Deforestation in Himalayas Blamed for Killer Flood
By Tara Chand Malhotra
NEW DELHI, India, August 3, 2000 (ENS) - More than 150 people have died and many others are injured after an unprecedented wave of flash floods swept across the banks of the Sutlej River in northern India Monday night. For four hours the Sutlej rose about 45 feet above normal and washed away everything in its path, changing the face of the riverbanks permanently.
The flood covers a 300 kilometer (186 mile) stretch from Namgya in the Kinnaur district to Tatapani in the Mandi district of Himachal Pradesh state.
The state's chief minister, Prem Kumar Dhumal, who made an aerial survey of the affected areas, said that the floods have taken a heavy toll of life and property.
More than 30 bridges have been washed away. Many police posts, government rest houses, and army camps have been also washed away along with hundreds of villages," the chief minister said.
Nearly 200 villages inhabited by at least 1,500 people remained inaccessible today for the third straight day. More than 1,000 houses and property worth billions of rupees has been destroyed by the flood.
The floods are believed to have been caused by a cloud burst in Tibet. Environmentalists say that massive deforestation in the hills is the main reason for the severe flooding.
Landslides during the summer monsoon rains in this hilly state are also attributable to deforestation at higher altitudes, environmentalists say.
The Himachal region has seen growing commercialization resulting in unplanned and haphazard development of real estate in the name of tourism. Consequently, the extensive selling of trees has gradually changed the ecological balance of the picturesque state.

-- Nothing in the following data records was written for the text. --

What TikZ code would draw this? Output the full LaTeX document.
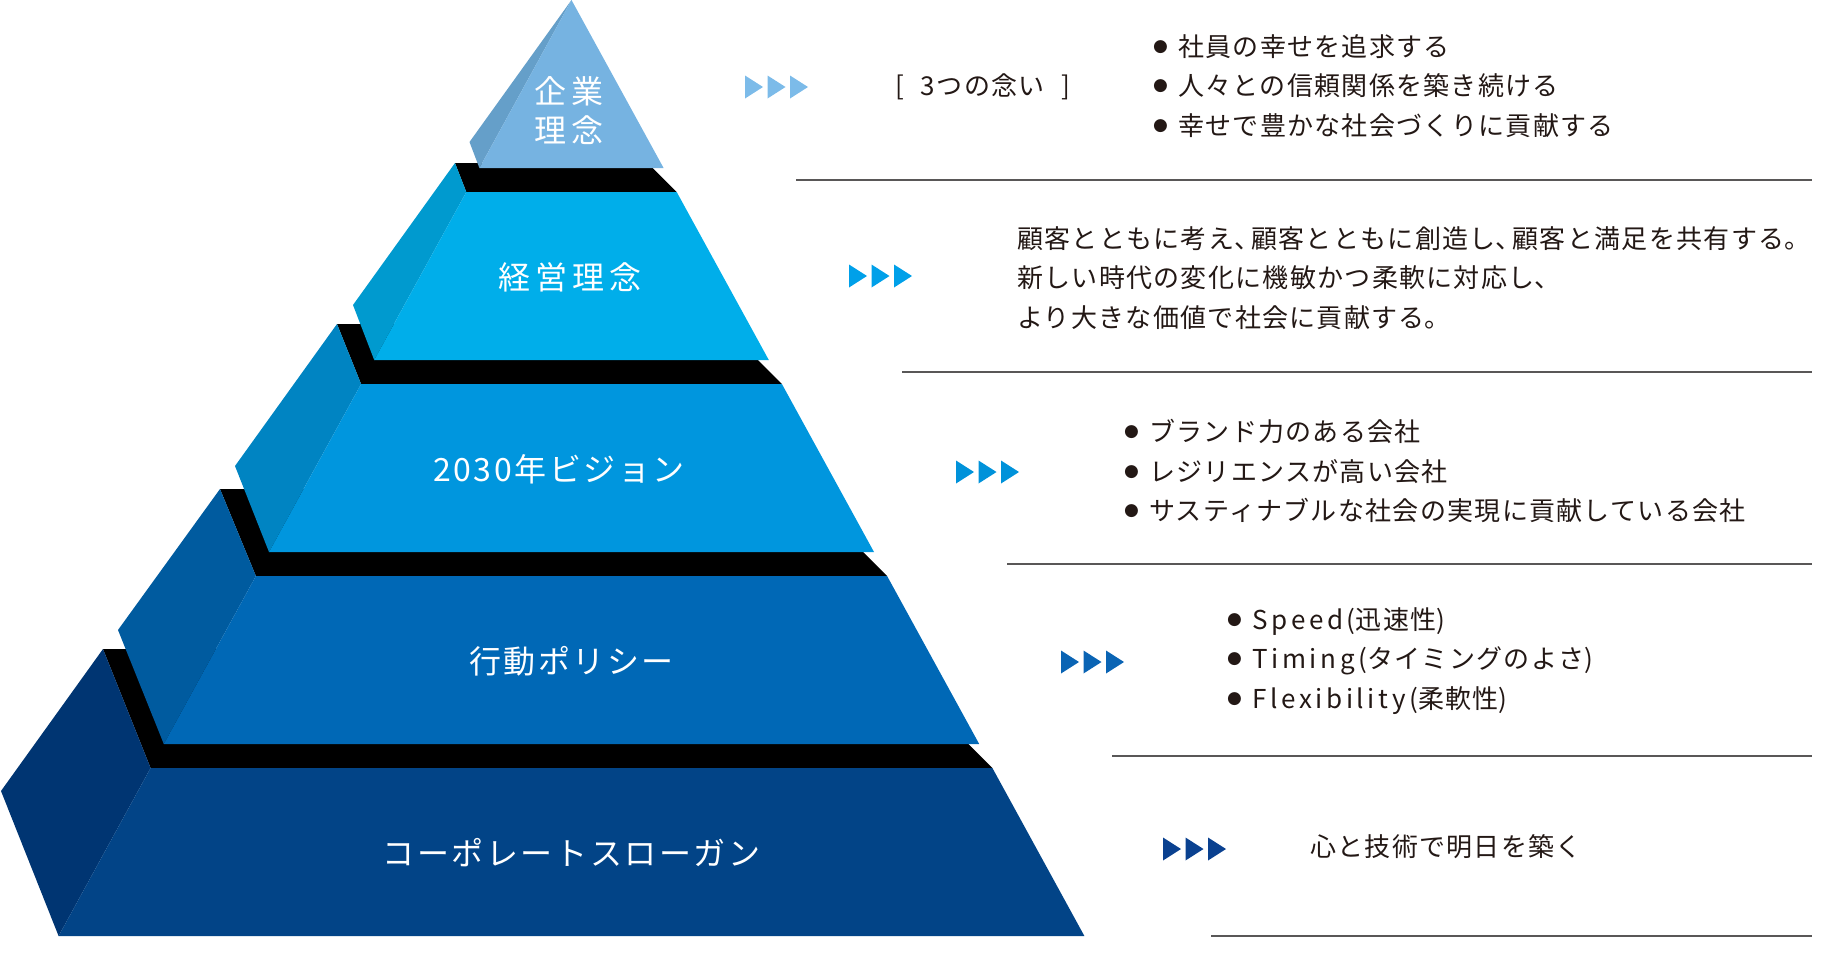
\documentclass[tikz,border=0pt]{standalone}
\usepackage{fontspec}
\setmainfont{Noto Sans CJK JP}[LetterSpace=5]
\newfontfamily\dejavu{DejaVu Sans}
\newfontfamily\jplab[LetterSpace=8]{Noto Sans CJK JP}
\newfontfamily\jplabw[LetterSpace=16]{Noto Sans CJK JP}
\newfontfamily\jplat[LetterSpace=14]{Noto Sans CJK JP}
\newfontfamily\jph[RawFeature=+halt,LetterSpace=5]{Noto Sans CJK JP}
\definecolor{fa}{HTML}{76B3E1}
\definecolor{sa}{HTML}{659FC9}
\definecolor{fb}{HTML}{00AEEA}
\definecolor{sb}{HTML}{009ACF}
\definecolor{fc}{HTML}{0096DE}
\definecolor{sc}{HTML}{0084C2}
\definecolor{fd}{HTML}{0068B6}
\definecolor{sd}{HTML}{005B9F}
\definecolor{fe}{HTML}{024487}
\definecolor{se}{HTML}{003572}
\definecolor{aa}{HTML}{7CBBE9}
\definecolor{ab}{HTML}{00A0E9}
\definecolor{ac}{HTML}{0092DA}
\definecolor{ad}{HTML}{0A64B4}
\definecolor{ae}{HTML}{0A4190}
\definecolor{sepgray}{HTML}{595757}
\definecolor{ink}{HTML}{231815}
\newcommand{\bul}{\makebox[25pt][l]{\raisebox{5pt}{\dejavu\fontsize{17}{17}\selectfont ●}}}
\newcommand{\tk}{{\jph 、}\hspace{4pt}}
\newcommand{\mr}{{\jph 。}}
\newcommand{\lat}[1]{{\jplat #1}}
\newcommand{\tripl}[3]{%
  \foreach \i in {0,1,2}{%
    \fill[#3] ({#1+22.5*\i},{#2-11.5}) -- ({#1+22.5*\i+18},{#2}) -- ({#1+22.5*\i},{#2+11.5}) -- cycle;}}
\begin{document}
\begin{tikzpicture}[x=1pt,y=-1pt,
  txt/.style={anchor=west,align=left,inner sep=0pt,text=ink,font=\fontsize{26}{39.5}\selectfont},
  lab/.style={align=center,inner sep=0pt,text=white,font=\jplab\fontsize{32}{39}\selectfont},
  labw/.style={align=center,inner sep=0pt,text=white,font=\jplabw\fontsize{32}{39}\selectfont},
  sepline/.style={draw=sepgray,line width=1.5pt},
  band/.style={fill=black}]
\useasboundingbox (0,0) rectangle (1840,978);
% ---- tier 5
\fill[band] (103,649) -- (873.4,649) -- (992.4,768) -- (150.6,768) -- cycle;
\fill[se] (103,649) -- (1,791) -- (58.6,936) -- (150.6,768) -- cycle;
\fill[fe] (150.6,768) -- (992.4,768) -- (1084.4,936) -- (58.6,936) -- cycle;
% ---- tier 4
\fill[band] (220,489) -- (800.1,489) -- (887.1,576) -- (255.9,576) -- cycle;
\fill[sd] (220,489) -- (118,630) -- (163.8,744) -- (255.9,576) -- cycle;
\fill[fd] (255.9,576) -- (887.1,576) -- (979.2,744) -- (163.8,744) -- cycle;
% ---- tier 3
\fill[band] (337,324) -- (721.9,324) -- (781.9,384) -- (361.1,384) -- cycle;
\fill[sc] (337,324) -- (235,466) -- (269,552) -- (361.1,384) -- cycle;
\fill[fc] (361.1,384) -- (781.9,384) -- (874,552) -- (269,552) -- cycle;
% ---- tier 2
\fill[band] (455,163) -- (647.7,163) -- (676.7,192) -- (466.3,192) -- cycle;
\fill[sb] (455,163) -- (353,305) -- (374.2,360) -- (466.3,192) -- cycle;
\fill[fb] (466.3,192) -- (676.7,192) -- (768.8,360) -- (374.2,360) -- cycle;
% ---- tier 1
\fill[sa] (571.5,0) -- (469.5,142) -- (479.4,168) -- cycle;
\fill[fa] (571.5,0) -- (663.6,168) -- (479.4,168) -- cycle;
% ---- tier labels
\node[labw] (l1) at (569,111) {企業\\理念};
\node[labw] (l2) at (570,277) {経営理念};
\node[lab] (l3) at (559,469) {2030年ビジョン};
\node[lab] (l4) at (571.5,661) {行動ポリシー};
\node[lab] (l5) at (571.5,853) {コーポレートスローガン};
% ---- arrows
\tripl{745}{87}{aa}
\tripl{849}{276}{ab}
\tripl{956}{472}{ac}
\tripl{1061}{662}{ad}
\tripl{1163}{849}{ae}
% ---- separators
\coordinate (s1a) at (796,180);  \coordinate (s1b) at (1812,180);
\coordinate (s2a) at (902,372);  \coordinate (s2b) at (1812,372);
\coordinate (s3a) at (1007,564); \coordinate (s3b) at (1812,564);
\coordinate (s4a) at (1112,756); \coordinate (s4b) at (1812,756);
\coordinate (s5a) at (1211,936); \coordinate (s5b) at (1812,936);
\draw[sepline] (s1a) -- (s1b);
\draw[sepline] (s2a) -- (s2b);
\draw[sepline] (s3a) -- (s3b);
\draw[sepline] (s4a) -- (s4b);
\draw[sepline] (s5a) -- (s5b);
% ---- texts
\node[txt] (h1) at (895,87) {[\hspace{17pt}3つの念い\hspace{17pt}]};
\node[txt] (t1) at (1153,86) {\bul 社員の幸せを追求する\\\bul 人々との信頼関係を築き続ける\\\bul 幸せで豊かな社会づくりに貢献する};
\node[txt] (t2) at (1017,278) {顧客とともに考え\tk 顧客とともに創造し\tk 顧客と満足を共有する\mr\\新しい時代の変化に機敏かつ柔軟に対応し{\jph 、}\\より大きな価値で社会に貢献する\mr};
\node[txt] (t3) at (1124,471) {\bul ブランド力のある会社\\\bul レジリエンスが高い会社\\\bul サスティナブルな社会の実現に貢献している会社};
\node[txt] (t4) at (1227,661) {\bul \lat{Speed(}迅速性\lat{)}\\\bul \lat{Timing(}タイミングのよさ\lat{)}\\\bul \lat{Flexibility(}柔軟性\lat{)}};
\node[txt] (t5) at (1310,847) {心と技術で明日を築く};
\end{tikzpicture}
\end{document}
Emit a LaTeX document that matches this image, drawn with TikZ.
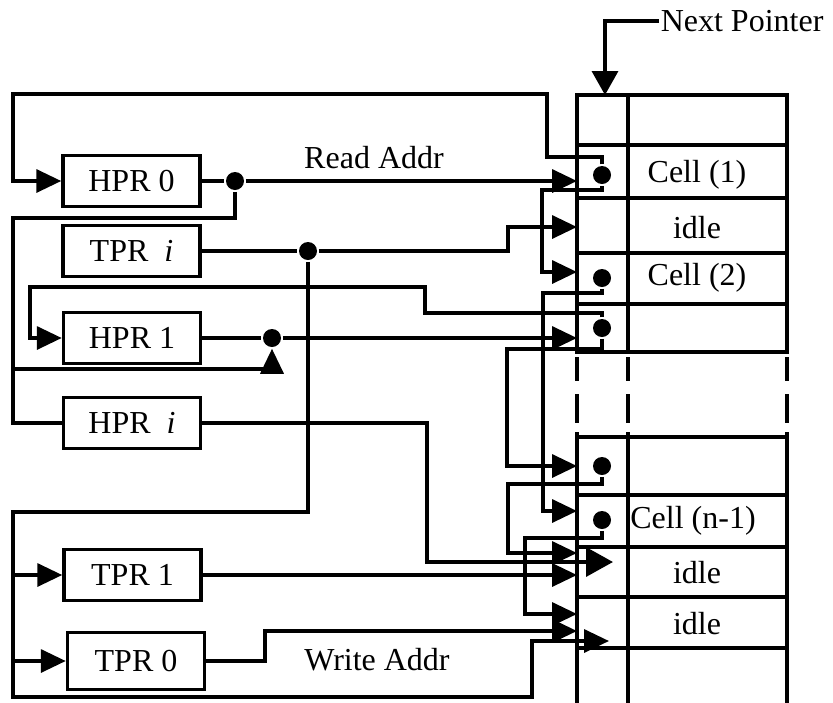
\documentclass[tikz,border=0pt]{standalone}
\usepackage{fontspec}
\setmainfont{Liberation Serif}
\usetikzlibrary{arrows.meta}
\begin{document}
\begin{tikzpicture}[x=1pt,y=-1pt, line width=3.5pt,
  font=\fontsize{32}{38}\selectfont,
  reg/.style={draw, line width=3.5pt, minimum width=137pt, minimum height=51pt, inner sep=0pt},
  tip/.style={-{Triangle[length=25pt,width=23pt]}},
  bigtip/.style={-{Triangle[length=27pt,width=29pt]}},
  blob/.style={circle, fill, draw=none, inner sep=0pt, minimum size=18pt},
  lbl/.style={inner sep=0pt},
  tabline/.style={line width=3.5pt, line cap=rect}]
\useasboundingbox (0,0) rectangle (833,702);

% ---- table ----
\foreach \y in {95,145,198,253,304,352,437,495,547,597,648}
  \draw[tabline] (577,\y) -- (787,\y);
\foreach \x in {577,628,787} {
  \draw[tabline] (\x,95) -- (\x,352);
  \draw[tabline] (\x,437) -- (\x,702);
  \draw[line width=4.5pt] (\x,357) -- (\x,381) (\x,394) -- (\x,423) (\x,432) -- (\x,437);
}

% ---- labels in table ----
\node[lbl] (c1)  at (697,175) {Cell (1)};
\node[lbl] (id1) at (697,228) {idle};
\node[lbl] (c2)  at (697,278) {Cell (2)};
\node[lbl] (cn)  at (693,521) {Cell (n-1)};
\node[lbl] (id2) at (697,573) {idle};
\node[lbl] (id3) at (697,624) {idle};

% ---- pointer dots ----
\node[blob] (p1) at (602,175) {};
\node[blob] (p2) at (602,278) {};
\node[blob] (p3) at (602,328) {};
\node[blob] (p4) at (602,466) {};
\node[blob] (p5) at (602,520) {};

% ---- registers ----
\node[reg] (hpr0) at (131.5,181) {HPR 0};
\node[reg] (tpri) at (131.5,251) {TPR\ \ \textit{i}};
\node[reg] (hpr1) at (132,338) {HPR 1};
\node[reg] (hpri) at (132,423) {HPR\ \ \textit{i}};
\node[reg] (tpr1) at (132.5,575) {TPR 1};
\node[reg, minimum height=57pt] (tpr0) at (136,661) {TPR 0};

% ---- junction dots ----
\node[blob] (j0) at (235,181) {};
\node[blob] (jt) at (308,251) {};
\node[blob] (j1) at (272,338) {};

% ---- texts ----
\node[lbl, anchor=west] (np) at (659,21) {Next Pointer};
\node[lbl, anchor=base] (ra) at (374,168) {Read Addr};
\node[lbl, anchor=base] (wa) at (377,670) {Write Addr};

\draw[-{Triangle[length=24pt,width=26pt]}] (np.west) -| (605,95);

% ---- connectors ----
\draw[tip] (p1) -- (602,157) -- (547,157) -- (547,94) -- (13,94) -- (13,181) -- (hpr0.west);
\draw[tip] (hpr0.east) -- (j0) -- (577,181);
\draw[tip] (p1) -- (602,190) -- (542,190) -- (542,272) -- (577,272);
\draw[tip] (tpri.east) -- (jt) -- (508,251) -- (508,227) -- (577,227);
\draw (j0) -- (235,218) -- (13,218) -- (13,423) -- (hpri.west);
\draw[tip] (13,369) -- (272,369) -- (j1.south);
\draw[tip] (hpr1.east) -- (j1) -- (577,338);
\draw[tip] (p3) -- (602,313) -- (425,313) -- (425,287) -- (30,287) -- (30,338) -- (hpr1.west);
\draw[tip] (p3) -- (602,349) -- (507,349) -- (507,466) -- (577,466);
\draw[tip] (p2) -- (602,293) -- (543,293) -- (543,511) -- (577,511);
\draw[tip] (p4) -- (602,484) -- (508,484) -- (508,553) -- (577,553);
\draw[tip] (p5) -- (602,538) -- (525,538) -- (525,614) -- (577,614);
\draw[bigtip] (hpri.east) -- (427,423) -- (427,562) -- (613,562);
\draw[tip] (tpr1.east) -- (577,575);
\draw[tip] (tpr0.east) -- (265,661) -- (265,631) -- (577,631);
\draw[tip] (jt) -- (308,512) -- (13,512) -- (13,697) -- (532,697) -- (532,641) -- (609,641);
\draw[tip] (13,575) -- (tpr1.west);
\draw[tip] (13,661) -- (tpr0.west);
\end{tikzpicture}
\end{document}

According to Dhumal, three power plants have been shut down because the flood water has entered and damaged the machinery. "The Bhaba power plant has been hit badly. This plant was producing 120 megawatts of electricity. The Naptha Jhakri power plant has also been hit," he said.
While the tribal belt of Kinnaur continues to remain cut off from rest of the state as all the telecommunication links have been washed away, Rampur is slowly limping back to normalcy.
"The telephone lines to Rampur would be restored in the next couple of days. But Kinnaur is going to take time," said a top official. Temporary bridges into the region are being built with the help of army and paramilitary forces.